Inaugurating the three-day centenary celebrations of Osmania University in Hyderabad, the president paid a rich tribute to its founder and last Nizam of Hyderabad Mir Osman Ali Khan as a “visionary”.
With the buildings of Arts College as the backdrop, the president remembered the 100year history of the university.
Addressing a gathering of more than 15,000 people including the guests, faculty members and students, the president said “hundred years ago on this day a visionary Mir Osman Ali Khan, the last Nizam, had a dream of establishing a university in Hyderabad which will be of world standards”.
“Osmania University was established with a dream that it would be an institution of excellence where free minds will meet freely, exchange ideas and views, interact and dream in peaceful coexistence”, the President said.
“These hundred years from 1917 to 2017 have so many momentous changes including in your own state,” Mukherjee said recalling the two World Wars in the first half of the last century. “It also saw the birth of a nation on the intervening night of 14 and 15 August. When half of the world was asleep, India arose from slumber of 190 years of foreign rule and India began its destiny.”
On the objectives of the Indian education system and institutions of higher learning, Mukherjee said that in 1956 when University Grants Commission was set up, the then Prime Minister Jawaharlal Nehru envisioned what a university should be. “It will be a place where minds both in form of teachers and students interact with each other without any bondage any external imposition”, he quoted Pandit Nehru.

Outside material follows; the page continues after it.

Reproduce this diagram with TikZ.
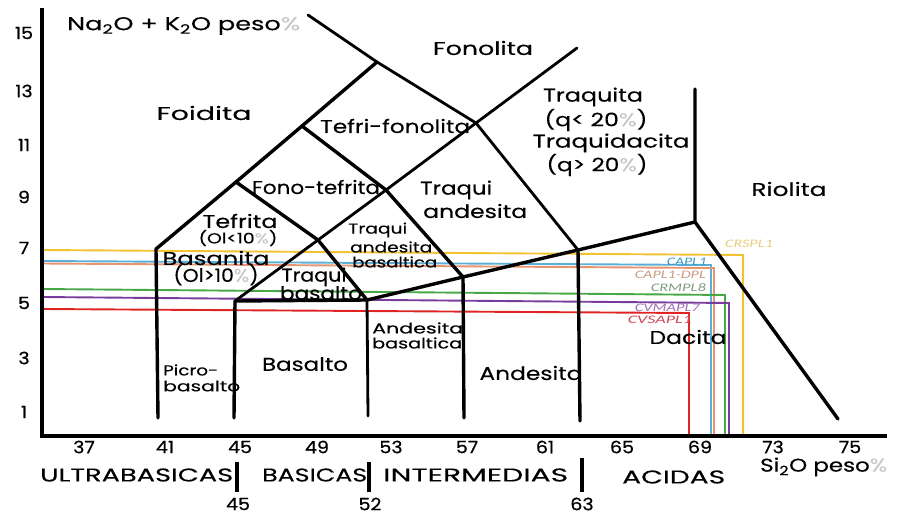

The president said India played a leading role on the international map of higher learning for 1,500 to 1,600 years with universities such as Takshashila which, is in Pakistan now, and Nalanda. “All of them are in ruins now but for 1,300 years they attracted talent from all over the world in form of teachers and students who made exchange of views advanced the learning on the basic principle of humanism, on which Osmania University was established.”

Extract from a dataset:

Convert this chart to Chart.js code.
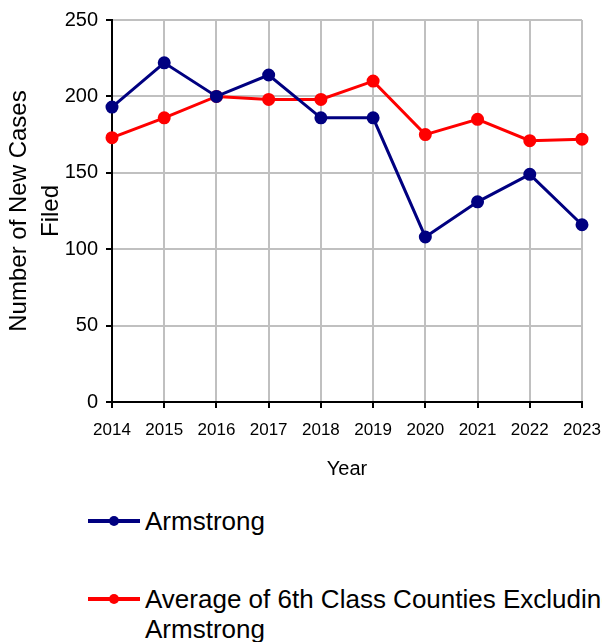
<!DOCTYPE html>
<html>
<head>
<meta charset="utf-8">
<script src="https://cdn.jsdelivr.net/npm/chart.js@4"></script>
<style>
  html, body { margin: 0; padding: 0; background: #fff; overflow: hidden; }
  body { width: 602px; height: 642px; position: relative; font-family: "Liberation Sans", Arial, sans-serif; }
  #wrap { position: absolute; left: 0; top: 0; width: 602px; height: 485px; }
  .legend-item { position: absolute; left: 88px; font-size: 26px; color: #000; line-height: 30px; white-space: nowrap; }
  .legend-item .sym { position: absolute; left: 0; top: 13px; width: 52px; height: 4px; }
  .legend-item .sym i { position: absolute; left: 21px; top: -3px; width: 10px; height: 10px; border-radius: 50%; }
  .legend-item .txt { position: absolute; left: 57px; top: 0; }
</style>
</head>
<body>
<div id="wrap"><canvas id="myChart"></canvas></div>
<div class="legend-item" id="leg1" style="top:506px"><span class="sym"><i></i></span><span class="txt"></span></div>
<div class="legend-item" id="leg2" style="top:584px"><span class="sym"><i></i></span><span class="txt"></span></div>
<script>
const years = ["2014", "2015", "2016", "2017", "2018", "2019", "2020", "2021", "2022", "2023"];
const armstrong = [193, 222, 200, 214, 186, 186, 108, 131, 149, 116];
const sixthClassAvg = [173, 186, 200, 198, 198, 210, 175, 185, 171, 172];
const seriesNames = ["Armstrong", "Average of 6th Class Counties Excluding Armstrong"];
const seriesColors = ["#000080", "#ff0000"];
const legendLines = [["Armstrong"], ["Average of 6th Class Counties Excluding", "Armstrong"]];

const font = "'Liberation Sans', Arial, sans-serif";

// html legend (the original wraps and clips on the right)
["leg1", "leg2"].forEach((id, i) => {
  const el = document.getElementById(id);
  el.querySelector(".sym").style.background = seriesColors[i];
  el.querySelector(".sym i").style.background = seriesColors[i];
  el.querySelector(".txt").innerHTML = legendLines[i].join("<br>");
});

const ctx = document.getElementById("myChart");
new Chart(ctx, {
  type: "line",
  data: {
    labels: years,
    datasets: [
      {
        label: seriesNames[0],
        data: armstrong,
        borderColor: seriesColors[0],
        backgroundColor: seriesColors[0],
        borderWidth: 3,
        pointRadius: 5,
        pointHoverRadius: 5,
      },
      {
        label: seriesNames[1],
        data: sixthClassAvg,
        borderColor: seriesColors[1],
        backgroundColor: seriesColors[1],
        borderWidth: 3,
        pointRadius: 5,
        pointHoverRadius: 5,
      },
    ],
  },
  options: {
    responsive: true,
    maintainAspectRatio: false,
    animation: false,
    layout: {
      padding: { left: 0, right: 0, top: 18, bottom: 0 },
    },
    plugins: {
      legend: { display: false },
      tooltip: { enabled: false },
    },
    scales: {
      x: {
        offset: false,
        grid: { color: "#c0c0c0", lineWidth: 2, tickColor: "#000", tickLength: 6 },
        border: { color: "#000", width: 2 },
        ticks: { color: "#000", padding: 12, maxRotation: 0, font: { family: font, size: 17 } },
        title: { display: true, text: "Year", color: "#000", padding: { top: 9 }, font: { family: font, size: 20 } },
        afterFit: (scale) => {
          scale.height = 83;
          scale.paddingLeft = 0;
          scale.paddingRight = 20;
        },
      },
      y: {
        min: 0,
        max: 250,
        ticks: { stepSize: 50, color: "#000", padding: 8, font: { family: font, size: 20 } },
        grid: { color: "#c0c0c0", lineWidth: 2, tickColor: "#000", tickLength: 6 },
        border: { color: "#000", width: 2 },
        title: {
          display: true,
          text: ["Number of New Cases", "Filed"],
          color: "#000",
          padding: { top: 3, bottom: 0 },
          font: { family: font, size: 24, lineHeight: 1.35 },
        },
        afterFit: (scale) => { scale.width = 112; },
      },
    },
  },
});
</script>
</body>
</html>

He urged the students and the faculty to look into the fact that universities in the country were lagging far behind in basic research and excellence.
But he admitted that academic institutions alone cannot be blamed for the situation. “Uninterrupted flow of funds either from the government or industry was not possible . ... There must be interface between the industry and the academia and the industry should have vested interest in education research advance of science and development.
“Then only we will be able to achieve our rightful place on the international map of education system and economically advance,” he said.